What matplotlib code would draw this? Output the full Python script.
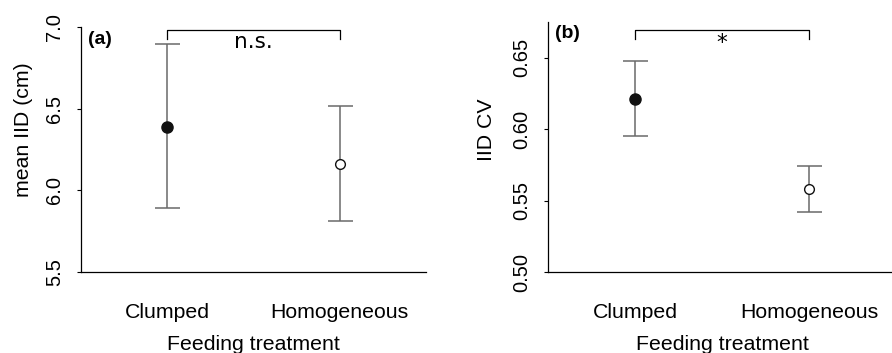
import numpy as np
import matplotlib
matplotlib.use("Agg")
import matplotlib.pyplot as plt

plt.rcParams["font.family"] = ["Liberation Sans", "DejaVu Sans"]

# Feeding treatment groups
treatments = ["Clumped", "Homogeneous"]

# panel (a): mean IID (cm)
iid_mean = [6.39, 6.163]
iid_low = [5.89, 5.81]
iid_high = [6.898, 6.518]

# panel (b): IID CV
cv_mean = [0.621, 0.558]
cv_low = [0.595, 0.542]
cv_high = [0.648, 0.574]

W, H = 892, 353
fig = plt.figure(figsize=(W / 100, H / 100), dpi=100)

ax_a = fig.add_axes([81 / W, 1 - 272 / H, 345 / W, 245 / H])
ax_b = fig.add_axes([548 / W, 1 - 272 / H, 348 / W, 250 / H])

LABEL_FS = 15.3


def draw_panel(ax, mean, low, high, ylim, yticks, fmt, ylabel, tag, tag_y,
               label_xy, bracket_y, bracket_drop, sig, sig_fs):
    x = np.arange(1, len(mean) + 1)
    mean = np.array(mean)
    err = [mean - np.array(low), np.array(high) - mean]
    ax.errorbar(x, mean, yerr=err, fmt="none", ecolor="#6a6a6a",
                elinewidth=1.1, capsize=9, capthick=1.1, zorder=2)
    ax.plot(x[0], mean[0], "o", ms=8, mfc="#111111", mec="#111111", zorder=3)
    ax.plot(x[1], mean[1], "o", ms=7, mfc="white", mec="#111111", mew=1.0, zorder=3)

    ax.set_xlim(0.5, 2.5)
    ax.set_ylim(*ylim)
    ax.set_yticks(yticks)
    ax.set_yticklabels([fmt.format(v) for v in yticks], rotation=90, va="center",
                       fontsize=14.5)
    ax.set_xticks(x)
    ax.set_xticklabels(treatments, fontsize=LABEL_FS)
    ax.tick_params(axis="x", length=0, pad=22)
    ax.tick_params(axis="y", length=3, width=0.8, pad=9)
    for s in ["top", "right"]:
        ax.spines[s].set_visible(False)
    for s in ["left", "bottom"]:
        ax.spines[s].set_linewidth(0.9)
    ax.set_xlabel("Feeding treatment", fontsize=LABEL_FS, labelpad=10)
    ax.set_ylabel(ylabel, fontsize=LABEL_FS)
    ax.yaxis.set_label_coords(*label_xy)

    ax.text(0.02, tag_y, tag, transform=ax.transAxes, fontsize=14,
            fontweight="bold", va="center", ha="left")

    ax.plot([x[0], x[0], x[1], x[1]],
            [bracket_y - bracket_drop, bracket_y, bracket_y, bracket_y - bracket_drop],
            color="black", lw=0.9, clip_on=False)
    ax.text(x.mean(), bracket_y - bracket_drop * 0.3, sig, ha="center", va="top",
            fontsize=sig_fs, family="DejaVu Sans")


draw_panel(ax_a, iid_mean, iid_low, iid_high, (5.5, 7.0), [5.5, 6.0, 6.5, 7.0],
           "{:.1f}", "mean IID (cm)", "(a)", (272 - 40) / 245, (-0.138, 0.58),
           6.984, 0.055, "n.s.", 15.5)
draw_panel(ax_b, cv_mean, cv_low, cv_high, (0.5, 0.675), [0.50, 0.55, 0.60, 0.65],
           "{:.2f}", "IID CV", "(b)", (272 - 33) / 250, (-0.15, 0.568),
           0.6695, 0.0065, "*", 15.5)

fig.savefig("out.png", dpi=100)
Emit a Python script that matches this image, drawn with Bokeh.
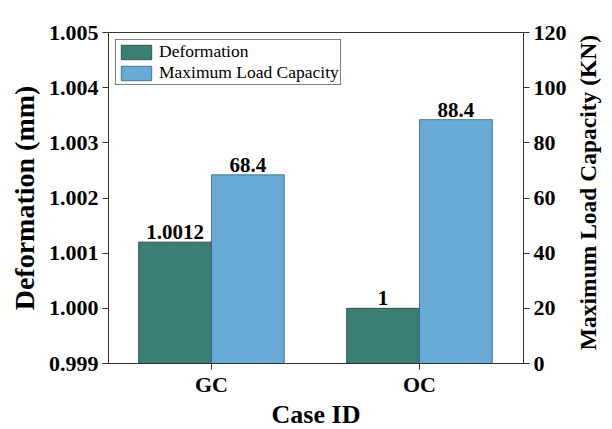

******

WHAT IS BEING ASKED =>
All of the data needs repeating exactly, but the pictures do not.

FULL RESPONSE =>
What matplotlib code would draw this? Output the full Python script.
import numpy as np
import matplotlib
matplotlib.use("Agg")
import matplotlib.pyplot as plt

plt.rcParams["font.family"] = ["Liberation Sans", "DejaVu Sans"]

# Feeding treatment groups
treatments = ["Clumped", "Homogeneous"]

# panel (a): mean IID (cm)
iid_mean = [6.39, 6.163]
iid_low = [5.89, 5.81]
iid_high = [6.898, 6.518]

# panel (b): IID CV
cv_mean = [0.621, 0.558]
cv_low = [0.595, 0.542]
cv_high = [0.648, 0.574]

W, H = 892, 353
fig = plt.figure(figsize=(W / 100, H / 100), dpi=100)

ax_a = fig.add_axes([81 / W, 1 - 272 / H, 345 / W, 245 / H])
ax_b = fig.add_axes([548 / W, 1 - 272 / H, 348 / W, 250 / H])

LABEL_FS = 15.3


def draw_panel(ax, mean, low, high, ylim, yticks, fmt, ylabel, tag, tag_y,
               label_xy, bracket_y, bracket_drop, sig, sig_fs):
    x = np.arange(1, len(mean) + 1)
    mean = np.array(mean)
    err = [mean - np.array(low), np.array(high) - mean]
    ax.errorbar(x, mean, yerr=err, fmt="none", ecolor="#6a6a6a",
                elinewidth=1.1, capsize=9, capthick=1.1, zorder=2)
    ax.plot(x[0], mean[0], "o", ms=8, mfc="#111111", mec="#111111", zorder=3)
    ax.plot(x[1], mean[1], "o", ms=7, mfc="white", mec="#111111", mew=1.0, zorder=3)

    ax.set_xlim(0.5, 2.5)
    ax.set_ylim(*ylim)
    ax.set_yticks(yticks)
    ax.set_yticklabels([fmt.format(v) for v in yticks], rotation=90, va="center",
                       fontsize=14.5)
    ax.set_xticks(x)
    ax.set_xticklabels(treatments, fontsize=LABEL_FS)
    ax.tick_params(axis="x", length=0, pad=22)
    ax.tick_params(axis="y", length=3, width=0.8, pad=9)
    for s in ["top", "right"]:
        ax.spines[s].set_visible(False)
    for s in ["left", "bottom"]:
        ax.spines[s].set_linewidth(0.9)
    ax.set_xlabel("Feeding treatment", fontsize=LABEL_FS, labelpad=10)
    ax.set_ylabel(ylabel, fontsize=LABEL_FS)
    ax.yaxis.set_label_coords(*label_xy)

    ax.text(0.02, tag_y, tag, transform=ax.transAxes, fontsize=14,
            fontweight="bold", va="center", ha="left")

    ax.plot([x[0], x[0], x[1], x[1]],
            [bracket_y - bracket_drop, bracket_y, bracket_y, bracket_y - bracket_drop],
            color="black", lw=0.9, clip_on=False)
    ax.text(x.mean(), bracket_y - bracket_drop * 0.3, sig, ha="center", va="top",
            fontsize=sig_fs, family="DejaVu Sans")


draw_panel(ax_a, iid_mean, iid_low, iid_high, (5.5, 7.0), [5.5, 6.0, 6.5, 7.0],
           "{:.1f}", "mean IID (cm)", "(a)", (272 - 40) / 245, (-0.138, 0.58),
           6.984, 0.055, "n.s.", 15.5)
draw_panel(ax_b, cv_mean, cv_low, cv_high, (0.5, 0.675), [0.50, 0.55, 0.60, 0.65],
           "{:.2f}", "IID CV", "(b)", (272 - 33) / 250, (-0.15, 0.568),
           0.6695, 0.0065, "*", 15.5)

fig.savefig("out.png", dpi=100)
Emit a Python script that matches this image, drawn with Bokeh.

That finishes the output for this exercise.